== Provided material ==
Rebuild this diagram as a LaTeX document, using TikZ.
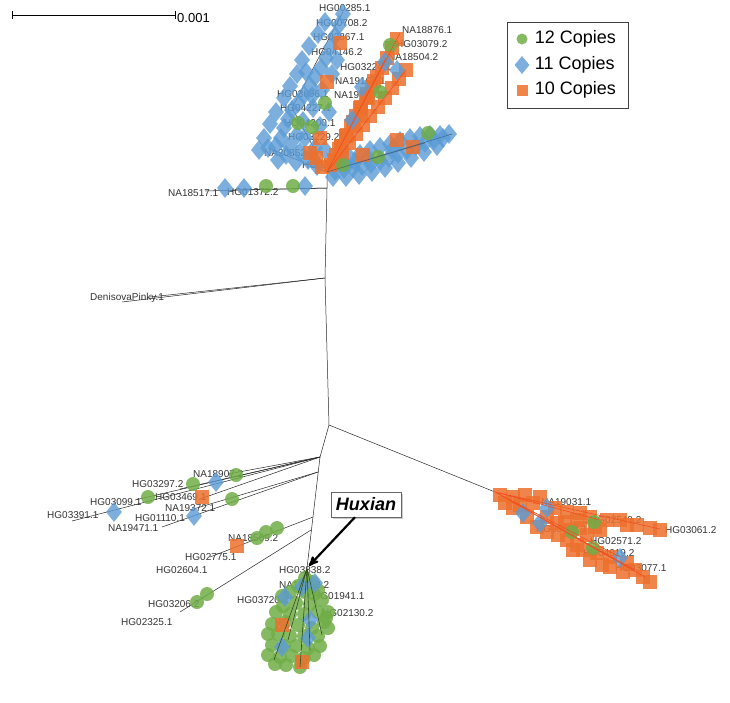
\documentclass[tikz,border=0pt]{standalone}
\usepackage{fontspec}
\setmainfont{Liberation Sans}
\usepackage{tikz}
\usetikzlibrary{arrows}
\usetikzlibrary{calc}
\usetikzlibrary{positioning}
\usetikzlibrary{shadows}
\usetikzlibrary{shapes.geometric}
\definecolor{copygreen}{RGB}{112,173,71}
\definecolor{copyblue}{RGB}{91,155,213}
\definecolor{copyorange}{RGB}{237,112,45}
\tikzset{legendtext/.style={font=\fontsize{18}{18}\selectfont,inner sep=0pt}}

\begin{document}
\begin{tikzpicture}[x=1pt,y=-1pt,
    twelve/.style={circle,fill=copygreen,fill opacity=0.85,
      minimum size=14pt,inner sep=0pt},
    eleven/.style={diamond,fill=copyblue,fill opacity=0.8,
      minimum width=16pt,minimum height=20pt,inner sep=0pt},
    ten/.style={rectangle,fill=copyorange,fill opacity=0.85,
      minimum size=14pt,inner sep=0pt},
    branch/.style={draw=black!85,line width=0.5pt},
    leaflabel/.style={font=\fontsize{10}{10}\selectfont,
      text=black!80,inner sep=0pt,anchor=west}]

    \useasboundingbox (0,0) rectangle (730,702);

    % backbone of the tree
    \coordinate (TopHub) at (327,172);
    \coordinate (TopJoin) at (327,188);
    \coordinate (DenisovaJoin) at (325,278);
    \coordinate (MidJoin) at (329,425);
    \coordinate (LowJoin) at (320,457);
    \coordinate (HuxTop) at (307,568);
    \coordinate (RightJoin) at (495,492);
    \coordinate (J472) at (318,472);
    \coordinate (J517) at (313,517);
    \coordinate (J530) at (311,530);

    % tips
    \coordinate (DenisovaTip) at (122,302);
    \coordinate (DenisovaTipB) at (150,297);
    \coordinate (TipNA18517) at (205,191);
    \coordinate (TipHG01372) at (232,190);
    \coordinate (BlueBend) at (292,108);
    \coordinate (BlueTip) at (343,12);
    \coordinate (BlueLeftTip) at (268,148);
    \coordinate (OrangeTip) at (400,33);
    \coordinate (OrangeTipB) at (406,70);
    \coordinate (OrangeTipC) at (386,58);
    \coordinate (OrangeTipD) at (372,90);
    \coordinate (RightTip) at (452,134);
    \coordinate (RightTipB) at (425,143);
    \coordinate (TipHG03391) at (72,521);
    \coordinate (TipHG03099) at (135,500);
    \coordinate (TipHG03297) at (180,489);
    \coordinate (TipNA18907) at (228,474);
    \coordinate (TipHG03469) at (200,499);
    \coordinate (TipNA19372) at (190,510);
    \coordinate (TipNA19471) at (162,527);
    \coordinate (TipHG02775) at (210,557);
    \coordinate (TipHG03206) at (180,612);
    \coordinate (TipHG03061) at (660,529);
    \coordinate (TipHG03077) at (645,577);

    \draw[branch] (TopHub) -- (TopJoin) -- (DenisovaJoin) -- (MidJoin)
      -- (LowJoin) -- (HuxTop);
    \draw[branch] (MidJoin) -- (RightJoin);
    \draw[branch] (DenisovaJoin) -- (DenisovaTip);
    \draw[branch] (DenisovaJoin) -- (DenisovaTipB);
    \draw[branch] (TopJoin) -- (TipNA18517);
    \draw[branch] (TopJoin) -- (TipHG01372);
    \draw[branch] (TopHub) -- (BlueBend) -- (BlueTip);
    \draw[branch] (TopHub) -- (BlueLeftTip);
    \draw[branch] (TopHub) -- (RightTip);
    \draw[branch] (LowJoin) -- (TipHG03391);
    \draw[branch] (LowJoin) -- (TipHG03099);
    \draw[branch] (LowJoin) -- (TipHG03297);
    \draw[branch] (LowJoin) -- (TipNA18907);
    \draw[branch] (LowJoin) -- (TipHG03469);
    \draw[branch] (J472) -- (TipNA19372);
    \draw[branch] (J472) -- (TipNA19471);
    \draw[branch] (J517) -- (TipHG02775);
    \draw[branch] (J530) -- (TipHG03206);

    % leaf labels
    \node[leaflabel] (HG00285) at (319,8) {HG00285.1};
    \node[leaflabel] (HG00708) at (316,23) {HG00708.2};
    \node[leaflabel] (HG02867) at (313,37) {HG02867.1};
    \node[leaflabel] (HG04146) at (311,52) {HG04146.2};
    \node[leaflabel] (NA18876) at (402,30) {NA18876.1};
    \node[leaflabel] (HG03079) at (396,44) {HG03079.2};
    \node[leaflabel] (NA18504) at (388,57) {NA18504.2};
    \node[leaflabel] (HG03224) at (340,67) {HG03224.1};
    \node[leaflabel] (NA19107) at (335,81) {NA19107.1};
    \node[leaflabel] (HG03696) at (277,94) {HG03696.1};
    \node[leaflabel] (NA19700) at (334,95) {NA19700.1};
    \node[leaflabel] (HG04227) at (280,108) {HG04227.1};
    \node[leaflabel] (HG04200) at (284,123) {HG04200.1};
    \node[leaflabel] (HG03229) at (288,137) {HG03229.2};
    \node[leaflabel] (NA20852) at (264,153) {NA20852.1};
    \node[leaflabel] (HG03885) at (302,165) {HG03885.1};
    \node[leaflabel] (NA18517) at (168,193) {NA18517.1};
    \node[leaflabel] (HG01372) at (227,192) {HG01372.2};
    \node[leaflabel] (DenisovaPinky) at (90,298) {DenisovaPinky.1};
    \node[leaflabel] (NA18907) at (193,474) {NA18907.2};
    \node[leaflabel] (HG03297) at (132,484) {HG03297.2};
    \node[leaflabel] (HG03469) at (155,497) {HG03469.1};
    \node[leaflabel] (HG03099) at (90,502) {HG03099.1};
    \node[leaflabel] (NA19372) at (165,508) {NA19372.1};
    \node[leaflabel] (HG03391) at (47,515) {HG03391.1};
    \node[leaflabel] (HG01110) at (135,518) {HG01110.1};
    \node[leaflabel] (NA19471) at (108,528) {NA19471.1};
    \node[leaflabel] (NA18509) at (228,538) {NA18509.2};
    \node[leaflabel] (HG02775) at (185,557) {HG02775.1};
    \node[leaflabel] (HG02604) at (156,570) {HG02604.1};
    \node[leaflabel] (HG03206) at (148,604) {HG03206.2};
    \node[leaflabel] (HG02325) at (121,622) {HG02325.1};
    \node[leaflabel] (HG03838) at (279,570) {HG03838.2};
    \node[leaflabel] (NA18852) at (279,585) {NA18852.2};
    \node[leaflabel] (HG03720) at (237,600) {HG03720.1};
    \node[leaflabel] (HG01941) at (313,596) {HG01941.1};
    \node[leaflabel] (HG02130) at (322,613) {HG02130.2};
    \node[leaflabel] (NA19031) at (541,502) {NA19031.1};
    \node[leaflabel] (HG02549) at (590,520) {HG02549.2};
    \node[leaflabel] (HG03061) at (665,530) {HG03061.2};
    \node[leaflabel] (HG03502) at (536,529) {HG03502.1};
    \node[leaflabel] (HG02571) at (590,541) {HG02571.2};
    \node[leaflabel] (HG04019) at (583,553) {HG04019.2};
    \node[leaflabel] (HG03077) at (615,568) {HG03077.1};

    % top cluster
    \foreach \x/\y [count=\i] in {343/14,339/25,335/36,331/47,337/60,
        326/58,321/68,332/74,315/77,310/86,322/90,304/95,298/103,313/108,
        292/110,288/119,303/121,284/128,297/135,281/138,290/146,276/146,
        268/148,300/152,286/155,308/160,317/166,296/162,329/112,320/126,
        325/22,318/34,309/46,302/60,297/74,290/86,284/98,276/112,270/124,
        264/138,259/150,278/160,315/148,305/138,325/150,312/96,306/72}
      \node[eleven] (TopBlue\i) at (\x,\y) {};
    \foreach \x/\y [count=\i] in {335/171,344/169,353/168,362/166,371/164,
        380/161,389/158,398/154,350/158,360/154,370/150,380/147,390/144,
        400/141,410/138,420/136,430/135,440/135,449/134,407/150,416/146,
        425/143,434/140,443/138,342/162,333/177,346/177,359/175,372/172,
        385/168,398/163,411/158,424/152,437/146,355/162,368/158,392/150}
      \node[eleven] (RightBlue\i) at (\x,\y) {};
    \foreach \t [count=\i] in {0.05,0.12,...,1.0}
      \node[ten] (OrangeA\i) at ($(TopHub)!\t!(OrangeTip)$) {};
    \foreach \t [count=\i] in {0.1,0.19,...,1.0}
      \node[ten] (OrangeB\i) at ($(TopHub)!\t!(OrangeTipB)$) {};
    \foreach \t [count=\i] in {0.2,0.32,...,0.9}
      \node[ten] (OrangeC\i) at ($(TopHub)!\t!(OrangeTipC)$) {};
    \foreach \t [count=\i] in {0.15,0.3,...,1.0}
      \node[ten] (OrangeD\i) at ($(TopHub)!\t!(OrangeTipD)$) {};
    \foreach \x/\y [count=\i] in {340/43,327/82,320/138,310/153,322/167,
        363/155,397/140,413/147,316/158}
      \node[ten] (TopOrange\i) at (\x,\y) {};
    \foreach \x/\y [count=\i] in {397/70,362/87,352/120,385/62,
        225/188,244/188,305/186}
      \node[eleven] (OrangeBlue\i) at (\x,\y) {};
    \foreach \x/\y [count=\i] in {325/103,312/127,298/123,390/45,380/92,
        428/133,378/157,343/165,266/186,293/186}
      \node[twelve] (TopGreen\i) at (\x,\y) {};
    \draw[copyorange!70!red,line width=0.6pt] (TopHub) -- (OrangeTip)
      (TopHub) -- (OrangeTipB) (TopHub) -- (OrangeTipC);
    \draw[copyblue!50!black,line width=0.5pt,opacity=0.6] (TopHub) -- (RightTip)
      (TopHub) -- (RightTipB);

    % lower left branches
    \foreach \x/\y [count=\i] in {148/497,193/484,236/475,232/499,257/538,
        266/532,277/528,197/602,207/594}
      \node[twelve] (LeftGreen\i) at (\x,\y) {};
    \foreach \x/\y [count=\i] in {114/512,216/482,194/516}
      \node[eleven] (LeftBlue\i) at (\x,\y) {};
    \foreach \x/\y [count=\i] in {202/497,237/546}
      \node[ten] (LeftOrange\i) at (\x,\y) {};

    % Huxian cluster
    \foreach \x/\y [count=\i] in {305/578,312/582,298/586,318/590,290/592,
        305/592,322/600,283/606,296/603,310/604,276/612,290/614,304/614,
        318/612,328/612,272/624,285/622,298/625,312/628,324/622,278/634,
        290/636,304/636,318/636,328/628,272/645,284/646,296/646,308/648,
        320/646,268/655,280/657,292/656,304/658,275/664,300/667,314/655,
        286/665,282/596,314/594,326/618,268/634}
      \node[twelve] (HuxGreen\i) at (\x,\y) {};
    \foreach \x/\y [count=\i] in {285/597,302/587,315/583,310/620,308/638,
        282/647}
      \node[eleven] (HuxBlue\i) at (\x,\y) {};
    \foreach \x/\y [count=\i] in {282/625,302/662}
      \node[ten] (HuxOrange\i) at (\x,\y) {};
    \draw[copygreen!45!black,line width=0.6pt] (HuxTop) -- (274,660)
      (HuxTop) -- (300,667) (HuxTop) -- (288,640) (HuxTop) -- (322,635)
      (HuxTop) -- (310,650);

    % right cluster
    \foreach \x/\y [count=\i] in {500/495,513/497,525/495,533/503,513/508,
        555/508,567/512,580/513,577/520,607/520,620/520,637/525,650/528,
        660/530,627/525,537/527,547/532,558/535,567/540,577/545,583/550,
        597/553,610/557,627/563,635/570,643/577,557/523,547/517,570/530,
        587/535,580/528,573/550,610/567,623/572,505/503,520/505,595/527,
        650/582,540/497,590/517,600/530,565/522,527/517,590/560,602/565}
      \node[ten] (RightOrange\i) at (\x,\y) {};
    \foreach \x/\y [count=\i] in {547/508,523/513,540/523,620/558}
      \node[eleven] (RightDiamond\i) at (\x,\y) {};
    \foreach \x/\y [count=\i] in {594/522,572/532,593/548}
      \node[twelve] (RightGreen\i) at (\x,\y) {};
    \draw[copyorange!70!red,line width=0.6pt] (RightJoin) -- (TipHG03061)
      (RightJoin) -- (TipHG03077) (RightJoin) -- (620,557)
      (RightJoin) -- (600,520) (RightJoin) -- (635,570);

    % legend
    \node[draw=black!75,line width=0.6pt,minimum width=121pt,
      minimum height=86pt,inner sep=0pt] (Legend) at (567.5,65) {};
    \node[twelve,minimum size=11pt] (LegTwelve) at (522,39) {};
    \node[eleven,minimum width=15pt,minimum height=18pt] (LegEleven) at (522,65) {};
    \node[ten,minimum size=11pt] (LegTen) at (522,90) {};
    \node[legendtext,right=7pt of LegTwelve] (LegTwelveText) {12 Copies};
    \node[legendtext,right=5pt of LegEleven] (LegElevenText) {11 Copies};
    \node[legendtext,right=7pt of LegTen] (LegTenText) {10 Copies};

    % scale bar
    \coordinate (ScaleL) at (12,15);
    \coordinate (ScaleR) at (175,15);
    \draw[line width=0.7pt] (ScaleL) -- (ScaleR);
    \draw[line width=0.7pt] (ScaleL) ++(0,-4) -- ++(0,8);
    \draw[line width=0.7pt] (ScaleR) ++(0,-4) -- ++(0,8);
    \node[font=\fontsize{13}{13}\selectfont,inner sep=0pt,anchor=west]
      (ScaleText) at (177,18) {0.001};

    % Huxian pointer
    \node[draw=black!60,fill=white,inner xsep=5pt,inner ysep=3pt,
      minimum height=25pt,
      drop shadow={shadow xshift=2pt,shadow yshift=-2pt,opacity=0.4},
      font=\fontsize{18}{18}\selectfont\bfseries\itshape]
      (Huxian) at (366,504.5) {Huxian};
    \draw[->,>=stealth',line width=2.2pt,shorten >=3pt]
      (Huxian.229) -- (HuxTop);

  \end{tikzpicture}
\end{document}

== The problem ==
Copy nothing but the lines from the top of the data down to the line containing "(J530) at (311,530);", and leave the pictures out.

== Written answer ==
Rebuild this diagram as a LaTeX document, using TikZ.
\documentclass[tikz,border=0pt]{standalone}
\usepackage{fontspec}
\setmainfont{Liberation Sans}
\usepackage{tikz}
\usetikzlibrary{arrows}
\usetikzlibrary{calc}
\usetikzlibrary{positioning}
\usetikzlibrary{shadows}
\usetikzlibrary{shapes.geometric}
\definecolor{copygreen}{RGB}{112,173,71}
\definecolor{copyblue}{RGB}{91,155,213}
\definecolor{copyorange}{RGB}{237,112,45}
\tikzset{legendtext/.style={font=\fontsize{18}{18}\selectfont,inner sep=0pt}}

\begin{document}
\begin{tikzpicture}[x=1pt,y=-1pt,
    twelve/.style={circle,fill=copygreen,fill opacity=0.85,
      minimum size=14pt,inner sep=0pt},
    eleven/.style={diamond,fill=copyblue,fill opacity=0.8,
      minimum width=16pt,minimum height=20pt,inner sep=0pt},
    ten/.style={rectangle,fill=copyorange,fill opacity=0.85,
      minimum size=14pt,inner sep=0pt},
    branch/.style={draw=black!85,line width=0.5pt},
    leaflabel/.style={font=\fontsize{10}{10}\selectfont,
      text=black!80,inner sep=0pt,anchor=west}]

    \useasboundingbox (0,0) rectangle (730,702);

    % backbone of the tree
    \coordinate (TopHub) at (327,172);
    \coordinate (TopJoin) at (327,188);
    \coordinate (DenisovaJoin) at (325,278);
    \coordinate (MidJoin) at (329,425);
    \coordinate (LowJoin) at (320,457);
    \coordinate (HuxTop) at (307,568);
    \coordinate (RightJoin) at (495,492);
    \coordinate (J472) at (318,472);
    \coordinate (J517) at (313,517);
    \coordinate (J530) at (311,530);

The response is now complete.